Kazakhstan : un scrutin scruté

Kazakhstan : un scrutin scruté

Dans quelques heures, 11 millions d’électeurs kazakhs se rendront aux urnes pour élire leur prochain Président de la République. Un scrutin observé de près par les russes, les chinois et les occidentaux.

« Aussi petit que soit le moineau, il protège toujours son nid » : le proverbe kazakh viendra peut-être à l’esprit de certains électeurs qui se rendront aux urnes dans quelques heures au Kazakhstan.

Car le pays et ses 20 millions d’habitants doit, depuis son indépendance en 1991, trouver sa place entre les géants russes et chinois. Des puissances démographiques, économiques, militaires et culturelles entre lesquelles le Kazakhstan, lointain héritier des peuples turco-mongols nomades qui peuplaient les steppes, doit trouver sa place… Et farouchement la défendre.

Pour se faire, le Kazakhstan mise depuis plusieurs années sur une diplomatie ouvertement multilatérale pour exister sur la scène internationale et pour se préserver de ses encombrants voisins. Membre de « l’Organisation du traité de sécurité collective » avec la Russie, membre de « l’Organisation de coopération de Shanghai » avec la Chine, porte-parole de la lutte pour le désarmement nucléaire et diplomatie religieuse unique au monde : Astana n’économise pas ses efforts pour se présenter comme un interlocuteur incontournable auprès de toutes les grandes puissances en refusant obstinément de se ranger derrière l’une d’entre elle, mais en dialoguant avec toutes.
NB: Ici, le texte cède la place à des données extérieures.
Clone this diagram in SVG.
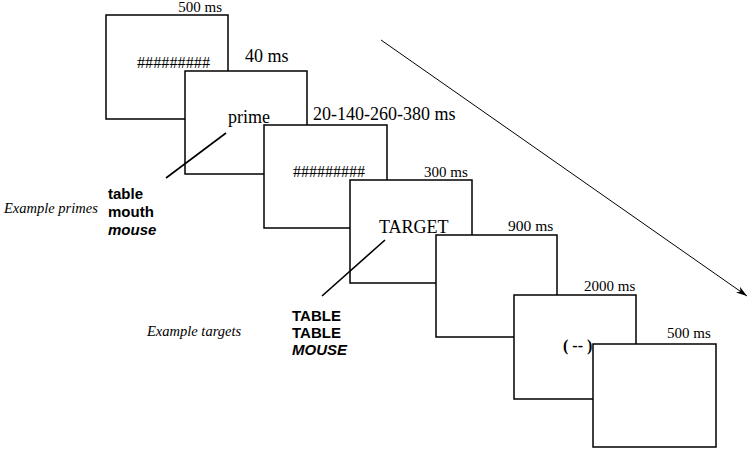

La démocratisation du Kazakhstan, un enjeu géopolitique

Mais depuis plusieurs mois, le Kazakhstan a aussi changé de visage : une série de réformes institutionnelles métamorphosent en profondeur la culture du politique du pays et le démocratisent au pas de course. Septennat présidentiel unique, réformes de la justice, limitation du pouvoir exécutif, batteries de mesures anti-népotisme… Le Président Tokayev, en poste depuis 2019, mise désormais sur une démocratisation au forceps de son pays pour damer le pion à la nommenklatura qui tenaient les rennes du pays depuis son indépendance.

Une tactique de politique interne qui n’est pas sans risque, beaucoup d’observateurs internationaux ayant vu les violentes émeutes de janvier 2022 comme une instrumentalisation des clans autrefois au pouvoir, qui tentèrent – et échouèrent – à reprendre la main sur le pays.

Mais cette stratégie est aussi un pari géopolitique : s’assurer les bonnes grâces des américains, et surtout, des européens. Car depuis 2002, l’UE est devenu le plus important partenaire commercial du Kazakhstan puisqu’elle est représente 40 % de ses exportations. Et avec l’invasion de l’Ukraine par la Russie, Astana multiplie les signaux forts en direction de l’Occident : refus de soutenir l’agression de Moscou, défense de l’intégrité territoriale ukrainienne et accueil  sur son territoire des milliers de russes qui refusent de s’engager dans les armées de Poutine.

Une position finalement assez équilibrée, le Kazakhstan se refusant aussi à fournir un soutien militaire à l’Ukraine…. Et une une habile manoeuvre de la diplomatie kazakhstanaise, soucieuse de se présenter comme un intermédiaire et un interlocuteur équilibré, incontournable pour bâtir la paix.

Autant dire que Moscou va surveiller de près de le dépouillement des élections de son ancien satellite. En effet, une large réélection de Tokayev, si elle est appuyée par un fort soutien populaire – y compris chez la minorité russe et slave largement présente dans le nord du pays  – renforcerait politiquement la stratégie diplomatique d’Astana.

Une reconduction à la tête de l’Etat de l’actuel Président qui ne ferait pas du Kazakhstan un adversaire de la Russie, mais qui le légitimerait encore davantage comme le meilleur interlocuteur possible pour tenter de trouver une porte de sortie honorable à ce conflit qui s’enlise.

Une élection présidentielle kazakhstanaise scrutée aussi à l’Est, de l’autre côté du massif du Tian Shan : la Chine, avec qui le Kazakhstan partage 1 533 kilomètres de frontières, compte sur le Kazakhstan pour assurer le développement de son ambitieux projet de « nouvelles routes de la soie ». Le tracé des trajets routiers et ferroviaires passe en effet par l’immense pays d’Asie centrale pour se diriger vers l’Europe, faisant du Kazakhstan un « hub » de transport indispensable à Pékin.

Autant dire que la stabilité politique de son voisin est un enjeu de la plus grande importance pour la Chine, moins préoccupée par les changements politiques et institutionnels à l’oeuvre que par la paix et le développement économique de ce pays incontournable dans les prochaines années pour assurer ses exportations vers le continent européen.